La Chiesa declina ogni responsabilità. Gli ordini religiosi non parlano. Nel 2010 il cardinale Sean Brady, allora primate della Chiesa d'Irlanda 5, oltre a tentare di scusarsi per le vittime della pedofilia - scandalo per il quale fu poi costretto a dimettersi, ricevette una delegazione di Justice for Magdalenes. Davanti alle loro richieste, replicò che l'esposizione dei fatti gli pareva onesta ed equilibrata, poi aggiunse: "Per gli standard di oggi, molto di quel che accadde all'epoca è difficile da comprendere". E li invitò a capire che il problema non riguardava la Chiesa ma gli ordini religiosi che gestivano le lavanderie. La richiesta d'incontro rivolta da Justice for Magdalenes alla Conference of Religious of Ireland 6 è stata respinta lo scorso ottobre.
Lo Stato nega il coinvolgimento. Ma anche i tentativi, in corso da anni, di coinvolgere lo Stato irlandese perché promuova un'inchiesta e assicuri un compenso alle sopravvissute, oltre a sostenere la loro causa verso la Chiesa, non hanno avuto risultati.
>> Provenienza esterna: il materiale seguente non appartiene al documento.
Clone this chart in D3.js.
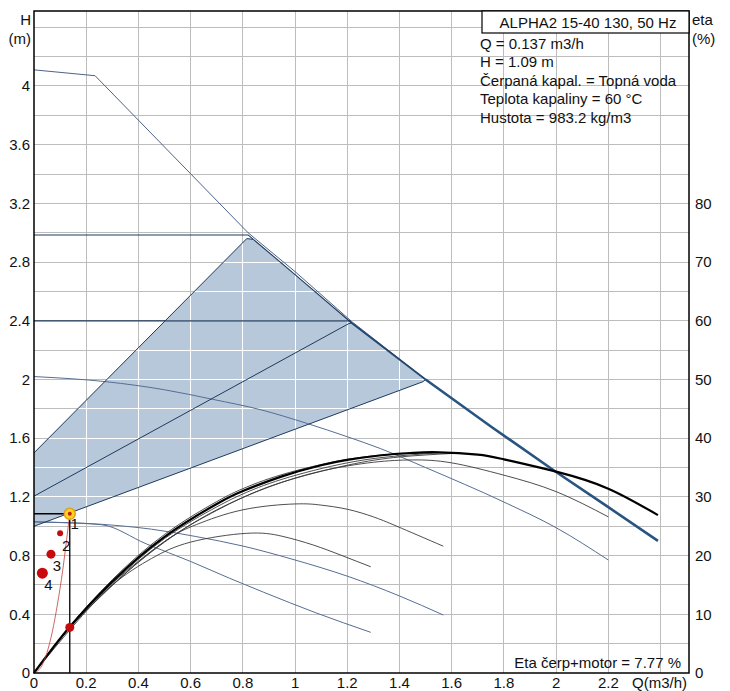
<!DOCTYPE html>
<html><head><meta charset="utf-8">
<script src="https://cdn.jsdelivr.net/npm/d3@7/dist/d3.min.js"></script>
<style>
body{margin:0;background:#fff}
text{font-family:"Liberation Sans",Arial,sans-serif;font-size:15px;fill:#111}
</style>
</head><body>
<svg id="c" width="730" height="691"></svg>
<script>
// ---------- data ----------
const xTickLabels = [0,0.2,0.4,0.6,0.8,1,1.2,1.4,1.6,1.8,2,2.2];
const yTickLabels = [0,0.4,0.8,1.2,1.6,2,2.4,2.8,3.2,3.6,4];
const etaTickLabels = [0,10,20,30,40,50,60,70,80];
const xGrid = [0.2,0.4,0.6,0.8,1,1.2,1.4,1.6,1.8,2,2.2,2.4];
const yGrid = [0.2,0.4,0.6,0.8,1,1.2,1.4,1.6,1.8,2,2.2,2.4,2.6,2.8,3,3.2,3.4,3.6,3.8,4,4.2,4.4];

// max curve (thin)
const maxQ = [0,0.234,0.82,1.0,1.217,1.5,1.75,2.0,2.2,2.39];
const maxH = [4.11,4.07,3.0,2.735,2.395,2.0,1.68,1.37,1.13,0.90];
// envelope followed by the control curves
const envQ = [0.84,1.0,1.217,1.5,1.75,2.0,2.2,2.39];
const envH = [2.955,2.715,2.385,2.0,1.68,1.37,1.13,0.90];
// proportional / constant pressure curves (start part)
const pp3Q = [0,0.815], pp3H = [1.5,2.96];
const pp2Q = [0,1.205], pp2H = [1.205,2.38];
const pp1Q = [0,1.49],  pp1H = [1.0,1.985];
const cp3Q = [0,0.82],  cp3H = [2.985,2.985];
const cp2Q = [0,1.21],  cp2H = [2.4,2.4];
// fixed speed curves
const sp2Q = [0,0.276,0.5,0.684,0.866,1.047,1.2,1.326,1.5,1.8,2.0,2.2];
const sp2H = [2.02,1.985,1.93,1.865,1.795,1.70,1.61,1.53,1.40,1.165,0.99,0.77];
const sp1Q = [0,0.26,0.45,0.62,0.8,1.0,1.2,1.4,1.568];
const sp1H = [1.03,1.013,0.98,0.93,0.865,0.77,0.66,0.525,0.395];
const minQ = [0,0.1,0.26,0.43,0.6,0.75,0.88,1.08,1.29];
const minH = [1.03,1.025,1.01,0.88,0.76,0.645,0.55,0.41,0.277];

// efficiency curves (%)
const etaMaxQ = [0,0.134,0.3,0.5,0.7,0.8,0.95,1.1,1.2,1.33,1.45,1.55,1.7,1.8,2.0,2.2,2.39];
const etaMaxV = [0,7.7,15.6,23.2,28.8,31.0,33.5,35.4,36.3,37.1,37.5,37.6,37.2,36.4,34.3,31.4,26.9];
const etaB1Q = [0,0.134,0.3,0.5,0.7,0.8,0.95,1.2,1.4,1.55];
const etaB1V = [0,7.8,15.9,23.6,29.2,31.4,33.8,36.4,37.3,37.6];
const etaB2Q = [0,0.134,0.3,0.5,0.7,0.8,0.95,1.2,1.4,1.55];
const etaB2V = [0,7.6,15.3,22.9,28.3,30.5,33.0,35.8,37.0,37.5];
const etaB3Q = [0,0.134,0.3,0.5,0.7,0.8,0.95,1.2,1.4,1.6];
const etaB3V = [0,7.5,14.9,22.4,27.7,29.9,32.5,35.4,36.8,37.4];
const etaSp2Q = [0,0.15,0.3,0.5,0.7,0.9,1.1,1.3,1.45,1.6,1.8,2.0,2.2];
const etaSp2V = [0,8.0,15.0,22.3,27.8,31.7,34.4,35.9,36.3,35.8,33.7,30.9,26.6];
const etaSp1Q = [0,0.134,0.3,0.5,0.623,0.8,1.0,1.1,1.2,1.3,1.39,1.568];
const etaSp1V = [0,7.7,15.3,22.4,25.3,27.8,28.8,28.6,27.9,26.6,25.0,21.6];
const etaMinQ = [0,0.134,0.3,0.45,0.6,0.815,0.95,1.07,1.18,1.29];
const etaMinV = [0,7.6,15.0,19.5,22.3,23.8,23.3,21.8,20.0,18.1];

// operating point and markers
const opQ = 0.137, opH = 1.085, opEta = 7.77;
const sysQ = [0,0.03,0.05,0.07,0.09,0.11,0.125,0.137];
const sysH = [0,0.05,0.14,0.28,0.47,0.70,0.91,1.085];
const ptLabels = ["2","3","4"];
const ptQ = [0.10,0.065,0.032];
const ptH = [0.952,0.81,0.68];
const ptR = [3,4.5,5.5];

const titleText = "ALPHA2 15-40 130, 50 Hz";
const infoLines = ["Q = 0.137 m3/h","H = 1.09 m","Čerpaná kapal. = Topná voda","Teplota kapaliny = 60 °C","Hustota = 983.2 kg/m3"];
const etaText = "Eta čerp+motor = 7.77 %";

// ---------- drawing ----------
const svg = d3.select("#c");
const L=34, R=689, T=11, B=673;
const x = d3.scaleLinear([0,2.509],[L,R]);
const y = d3.scaleLinear([0,4.511],[B,T]);
const ye = d3.scaleLinear([0,112.78],[B,T]);
const zip = (a,b)=>a.map((v,i)=>[v,b[i]]);
const lineH = (c)=>d3.line().x(d=>x(d[0])).y(d=>y(d[1])).curve(c||d3.curveLinear);
const lineE = d3.line().x(d=>x(d[0])).y(d=>ye(d[1])).curve(d3.curveNatural);

svg.append("rect").attr("width",730).attr("height",691).attr("fill","#fff");

function grid(g,color){
  g.selectAll(".vx").data(xGrid).join("line").attr("x1",d=>x(d)).attr("x2",d=>x(d)).attr("y1",T).attr("y2",B).attr("stroke",color).attr("stroke-width",1);
  g.selectAll(".hy").data(yGrid).join("line").attr("y1",d=>y(d)).attr("y2",d=>y(d)).attr("x1",L).attr("x2",R).attr("stroke",color).attr("stroke-width",1);
}
const g1 = svg.append("g").attr("shape-rendering","crispEdges");
grid(g1,"#bdbdbd");

// shaded region
const envFrom = (q0)=>zip(envQ,envH).filter(d=>d[0]>=q0-1e-9);
const poly = zip(pp3Q,pp3H).concat(envFrom(0.84).filter(d=>d[0]<=1.5)).concat(zip(pp1Q,pp1H).reverse());
const polyPath = d3.line().x(d=>x(d[0])).y(d=>y(d[1]))(poly)+"Z";
svg.append("clipPath").attr("id","shade").append("path").attr("d",polyPath);
svg.append("path").attr("d",polyPath).attr("fill","#b7c8db");
const g2 = svg.append("g").attr("clip-path","url(#shade)").attr("shape-rendering","crispEdges");
grid(g2,"#ffffff");

// fixed speed curves
const thinBlue = "#566e92";
svg.append("path").attr("d",lineH(d3.curveMonotoneX)(zip(sp2Q,sp2H))).attr("fill","none").attr("stroke",thinBlue).attr("stroke-width",1);
svg.append("path").attr("d",lineH(d3.curveMonotoneX)(zip(sp1Q,sp1H))).attr("fill","none").attr("stroke",thinBlue).attr("stroke-width",1);
svg.append("path").attr("d",lineH(d3.curveMonotoneX)(zip(minQ,minH))).attr("fill","none").attr("stroke",thinBlue).attr("stroke-width",1);
svg.append("path").attr("d",lineH()(zip(maxQ,maxH))).attr("fill","none").attr("stroke","#4d6386").attr("stroke-width",1);

// control curves
const dark = "#1e3a5c";
const ctl = [[cp3Q,cp3H,0.84,1.1],[cp2Q,cp2H,1.217,1.2],[pp3Q,pp3H,0.84,1.0],[pp2Q,pp2H,1.217,1.0],[pp1Q,pp1H,1.5,1.0]];
ctl.forEach(c=>{
  svg.append("path").attr("d",lineH()(zip(c[0],c[1]).concat([envFrom(c[2])[0]]))).attr("fill","none").attr("stroke",dark).attr("stroke-width",c[3]);
});
svg.append("path").attr("d",lineH()(envFrom(0.84).filter(d=>d[0]<=1.217))).attr("fill","none").attr("stroke",dark).attr("stroke-width",1.1);
svg.append("path").attr("d",lineH()(envFrom(1.217).filter(d=>d[0]<=1.5))).attr("fill","none").attr("stroke","#23466e").attr("stroke-width",1.7);
svg.append("path").attr("d",lineH()(envFrom(1.5))).attr("fill","none").attr("stroke","#285482").attr("stroke-width",2.6);

// efficiency curves
[[etaMinQ,etaMinV],[etaSp1Q,etaSp1V],[etaSp2Q,etaSp2V],[etaB1Q,etaB1V],[etaB2Q,etaB2V],[etaB3Q,etaB3V]].forEach(c=>{
  svg.append("path").attr("d",lineE(zip(c[0],c[1]))).attr("fill","none").attr("stroke","#3a3a3a").attr("stroke-width",0.9);
});
svg.append("path").attr("d",lineE(zip(etaMaxQ,etaMaxV))).attr("fill","none").attr("stroke","#000").attr("stroke-width",2.2);

// system curve and operating point
svg.append("path").attr("d",lineH(d3.curveMonotoneX)(zip(sysQ,sysH))).attr("fill","none").attr("stroke","#c04040").attr("stroke-width",0.8);
svg.append("line").attr("x1",L).attr("x2",x(opQ)).attr("y1",y(opH)).attr("y2",y(opH)).attr("stroke","#000").attr("stroke-width",1.3);
svg.append("line").attr("x1",x(opQ)).attr("x2",x(opQ)).attr("y1",y(opH)).attr("y2",B).attr("stroke","#000").attr("stroke-width",1.3);
ptQ.forEach((q,i)=>{
  svg.append("circle").attr("cx",x(q)).attr("cy",y(ptH[i])).attr("r",ptR[i]).attr("fill","#c80a0a");
  svg.append("text").attr("x",x(q)+6).attr("y",y(ptH[i])+12).attr("dy","0.35em").attr("text-anchor","middle").text(ptLabels[i]);
});
svg.append("circle").attr("cx",x(opQ)).attr("cy",y(opH)).attr("r",5.5).attr("fill","#ffd21f").attr("stroke","#e0a020").attr("stroke-width",1.5);
svg.append("circle").attr("cx",x(opQ)).attr("cy",y(opH)).attr("r",2).attr("fill","#c02010");
svg.append("text").attr("x",x(opQ)+5).attr("y",y(opH)+10).attr("dy","0.35em").attr("text-anchor","middle").text("1");
svg.append("circle").attr("cx",x(opQ)).attr("cy",ye(opEta)).attr("r",4.5).attr("fill","#c80a0a");

// frame
svg.append("rect").attr("x",L).attr("y",T).attr("width",R-L).attr("height",B-T).attr("fill","none").attr("stroke","#000").attr("stroke-width",1.5);

// axes labels
const fmt = d=>String(d);
svg.selectAll(".yl").data(yTickLabels).join("text").attr("x",30).attr("y",d=>y(d)).attr("dy","0.35em").attr("text-anchor","end").text(fmt);
svg.selectAll(".xl").data(xTickLabels).join("text").attr("x",d=>x(d)).attr("y",683).attr("dy","0.35em").attr("text-anchor","middle").text(fmt);
svg.selectAll(".el").data(etaTickLabels).join("text").attr("x",695).attr("y",d=>ye(d)).attr("dy","0.35em").attr("text-anchor","start").text(fmt);
svg.append("text").attr("x",632).attr("y",683).attr("dy","0.35em").text("Q(m3/h)");
svg.append("text").attr("x",31).attr("y",20).attr("dy","0.35em").attr("text-anchor","end").text("H");
svg.append("text").attr("x",31).attr("y",39).attr("dy","0.35em").attr("text-anchor","end").text("(m)");
svg.append("text").attr("x",692).attr("y",20).attr("dy","0.35em").text("eta");
svg.append("text").attr("x",692).attr("y",39).attr("dy","0.35em").text("(%)");

// title box and info
svg.append("rect").attr("x",482).attr("y",T).attr("width",R-482).attr("height",22).attr("fill","#fff").attr("stroke","#000").attr("stroke-width",1.2);
svg.append("text").attr("x",588).attr("y",22.5).attr("dy","0.35em").attr("text-anchor","middle").text(titleText);
svg.selectAll(".info").data(infoLines).join("text").attr("x",480).attr("y",(d,i)=>43.3+i*18.5).attr("dy","0.35em").text(d=>d);
svg.append("text").attr("x",681).attr("y",663).attr("dy","0.35em").attr("text-anchor","end").text(etaText);
</script>
</body></html>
Lo scorso 24 maggio, interrogato a Ginevra dal Comitato contro le torture delle Nazioni Unite in rappresentanza del governo irlandese, Sean Aylward, segretario generale del dipartimento della Giustizia 7 e capo della delegazione convocata dall'Onu, ha replicato negando tutto. Secondo lo Stato irlandese, gli abusi sono avvenuti "tanto tempo fa e in istituzioni private", il dipartimento non ha mai ricevuto denunce in materia, la maggior parte delle donne è entrata volontariamente nelle lavanderie o, se minorenne, con il consenso dei parenti o di chi ne aveva la tutela. Inoltre, una sola lavanderia, a Dublino, sarebbe stata usata dallo Stato come centro di carcerazione preventiva, solo per pochi giorni alla volta e inoltre con ispezioni che non riscontrarono abusi. Il governo, ha concluso Aylward, sta comunque considerando la maniera in cui affrontare il problema. Come l'Irlanda ripete da tempo, ma senza risolversi ad agire, perlomeno fino alla convocazione da parte del Comitato contro le torture Onu.
Si aspetta giustizia. Ora, come negli ultimi 18 anni, attendono giustizia sia quelle poche che hanno saputo denunciare, sia tutte le altre di cui nessuno sa quante siano: le molte rimaste in silenzio per paura e quelle, prive di mezzi, costrette a vivere ancora nelle congregazioni. Ci sono i corpi di quante morirono, ma non hanno una lapide. E ci sono i figli di quelle Maddalene imprigionate perché gravide o già mamme da nubili. Un altro numero imprecisato: quello dei bambini che grazie alle lavanderie della redenzione non hanno mai conosciuto le loro madri.